What inspired you to write Shiver Point?
When I was in primary school, in year 5 or 6, I found a book in the library called Creepies. It had a picture of various monsters on the front, and it was full of short, scary stories. It felt a little forbidden, like it shouldn’t have been in there, or an adult had left it in our library by accident. I flicked through, a little scared by the pictures that were waiting for me, and stopped at a short story about a zombie outbreak on Mars, which was way scarier than it sounds. I absolutely loved it, and from then on I was hooked on scary stories. So I guess I wanted to scare MG readers the way Creepies scared me, and open them up to a world of (not too scary!) horror. As well as scary books, I love all the books and TV shows about groups of kids who are the only ones who can see the real monsters out there, so I think that inspired me too.
Is Shiver Point itself based on a particular place in real life?
I grew up in the north of England, and then moved to Cornwall when I was a teenager, and I fell in love with those sleepy little towns by the sea that shut down in the winter, and feel forgotten by the modern world, with closed down cinemas, deserted beaches, rusty piers and abandoned fairgrounds and a sense that nothing ever happens, but that if you look close enough you might find something sinister lurking just under surface. I wanted to capture that in Shiver Point, but also create a setting that all children could relate to as well, with high streets and playgrounds and woods and all the things they walk past every day in their own home towns.
Which character are you most like and in what ways?
Ha-ha, this is tricky, as I think there’s a little bit of me in every one of my characters (except Riley as I’m rubbish at fixing things and DIY!). But Oli’s love of films comes from me, I teach Film Studies in my day job and I love horror films (nothing too scary though, I had to turn off the new Evil Dead film the other day, I was too scared!). Alex is a bit like me too, I loved to skateboard and surf when I was younger and I never fitted in and only really found my own Shiver Squad later on in secondary school. Like Sophia I’ve always believed in working hard, and trying to do the best you can, and like Mo I think there’s nothing wrong with admitting when you’re scared!
Which member of the group do you think plays the most important role and why?
I think maybe Mo, because he’s the heart of the group in a lot of ways, and although he’s the most scared that makes him the bravest too, as he has to overcome his fears. He’s the one that holds things together when there’s an argument, and he’s the character that first gets the group together in book 1. Without him there might not have been a Shiver Squad at all!
Can you tell us anything about what the future holds for Alex and his friends?

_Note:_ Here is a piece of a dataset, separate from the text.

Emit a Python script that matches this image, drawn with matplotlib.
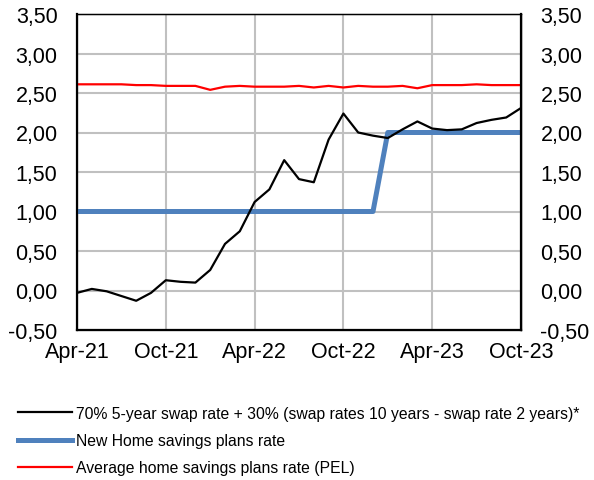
import numpy as np
import matplotlib.pyplot as plt
from matplotlib.ticker import FuncFormatter

plt.rcParams['font.family'] = ['Liberation Sans', 'DejaVu Sans']

# monthly points, Apr-21 .. Oct-23
months = np.arange(31)
tick_pos = [0, 6, 12, 18, 24, 30]
tick_labels = ['Apr-21', 'Oct-21', 'Apr-22', 'Oct-22', 'Apr-23', 'Oct-23']

swap_rate = [-0.03, 0.02, -0.01, -0.07, -0.13, -0.03, 0.13, 0.11, 0.10, 0.26,
             0.59, 0.75, 1.12, 1.28, 1.65, 1.41, 1.37, 1.91, 2.24, 2.00,
             1.96, 1.93, 2.04, 2.14, 2.05, 2.03, 2.04, 2.12, 2.16, 2.19, 2.31]
new_pel = [1.00] * 21 + [2.00] * 10
avg_pel = [2.61, 2.61, 2.61, 2.61, 2.60, 2.60, 2.59, 2.59, 2.59, 2.54,
           2.58, 2.59, 2.58, 2.58, 2.58, 2.59, 2.57, 2.59, 2.57, 2.59,
           2.58, 2.58, 2.59, 2.56, 2.60, 2.60, 2.60, 2.61, 2.60, 2.60, 2.60]

labels = ['70% 5-year swap rate + 30% (swap rates 10 years - swap rate 2 years)*',
          'New Home savings plans rate',
          'Average home savings plans rate (PEL)']

fig = plt.figure(figsize=(5.94, 4.81), dpi=100)
ax = fig.add_axes([77/594, 1 - 331/481, (521 - 77)/594, (331 - 15)/481])

l1, = ax.plot(months, swap_rate, color='black', lw=1.6, zorder=4)
l2, = ax.plot(months, new_pel, color='#4F81BD', lw=3.6, zorder=3)
l3, = ax.plot(months, avg_pel, color='#FF0000', lw=1.6, zorder=3)

ax.set_xlim(0, 30)
ax.set_ylim(-0.5, 3.5)
ax.set_xticks(tick_pos)
ax.set_xticklabels(tick_labels)
ax.set_yticks(np.arange(-0.5, 3.51, 0.5))
fmt = FuncFormatter(lambda v, p: '{:.2f}'.format(v).replace('.', ','))
ax.yaxis.set_major_formatter(fmt)
ax.grid(True, color='#C0C0C0', lw=1.5, zorder=0)
ax.set_axisbelow(True)
ax.tick_params(length=0, labelsize=15.5)
ax.tick_params(axis='y', pad=14)
ax.tick_params(axis='x', pad=8)
for s in ['left', 'bottom']:
    ax.spines[s].set_linewidth(1.6)
for s in ['top', 'right']:
    ax.spines[s].set_linewidth(1.0)

ax2 = ax.twinx()
ax2.set_ylim(ax.get_ylim())
ax2.set_yticks(np.arange(-0.5, 3.51, 0.5))
ax2.yaxis.set_major_formatter(fmt)
ax2.tick_params(length=0, labelsize=15.5, pad=14)
ax2.spines['right'].set_linewidth(1.6)

fig.legend([l1, l2, l3], labels, loc='upper left', bbox_to_anchor=(18/594, 0.154),
           frameon=False, fontsize=11.3, borderpad=0, borderaxespad=0,
           handlelength=3.45, handletextpad=0.25, labelspacing=0.78)

fig.savefig('out.png', dpi=100)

More monsters, for sure! I can’t say too much, but there’s a creepy farm I walk past most days, surrounded by empty fields, and I always find myself walking a little quicker when I’m nearby! So that definitely plays a part in book two, as does the creature that lurks there in my story, but you’ll have to wait until February to find out more. Book two is actually already written, and I’m just planning book three right now. I grew up watching all the classic horror films from the 80s and 90s and it’s no secret that I try to reference them a little in my books. There’s so many cool monsters out there I’m spoilt for choice!
Why did you choose to write books for this age group?
I think that 9-12 age range is just such a great age. I’ve got three children, and two of them fall into the MG boundary, and we have such great chats about monsters and fairy-tales and I think at that age there’s still that sense that anything is possible. I’ve loved horror and the strange and supernatural since I found Creepies back in primary school, and that love has never left me. I think that with Google Earth and cameras everywhere there’s far less mystery in the world than there was thirty years ago, which is sad in a lot of ways. For middle grade readers, I think it’s great for them to let their minds run free and imagine that in some lonely, far-off corner of the world, monsters and creepy things really could still exist.
Do you have a favourite place to write?
I’ve got three young children, so anywhere I can get a little peace from them! I’m lucky in that I don’t have to get ‘into the zone’ to write – I can write anywhere, anytime, so before school, on lunch-breaks, whilst I’m waiting for my children at football training or Dungeons and Dragons club. My dream place to write would be somewhere by the sea or somewhere snowy, so that I could write for a couple of hours and then go off for a bit of time surfing or snowboarding.
Which other horror books for kids would you recommend our subscribers read next?
There’s so much good MG horror out there right now! Top of my list of books I want to read are short story anthologies – Read, Scream, Repeat compiled by Jennifer Killick and A Taste of Darkness compiled by Amy McCaw. I love the Jennifer Killick Dread Wood series, as well as the Crater Lake books. For older readers, Little Tiger’s Red Eye range is fantastic, with some very creepy titles like Frozen Charlotte, Fir, and my own YA horror, Whiteout.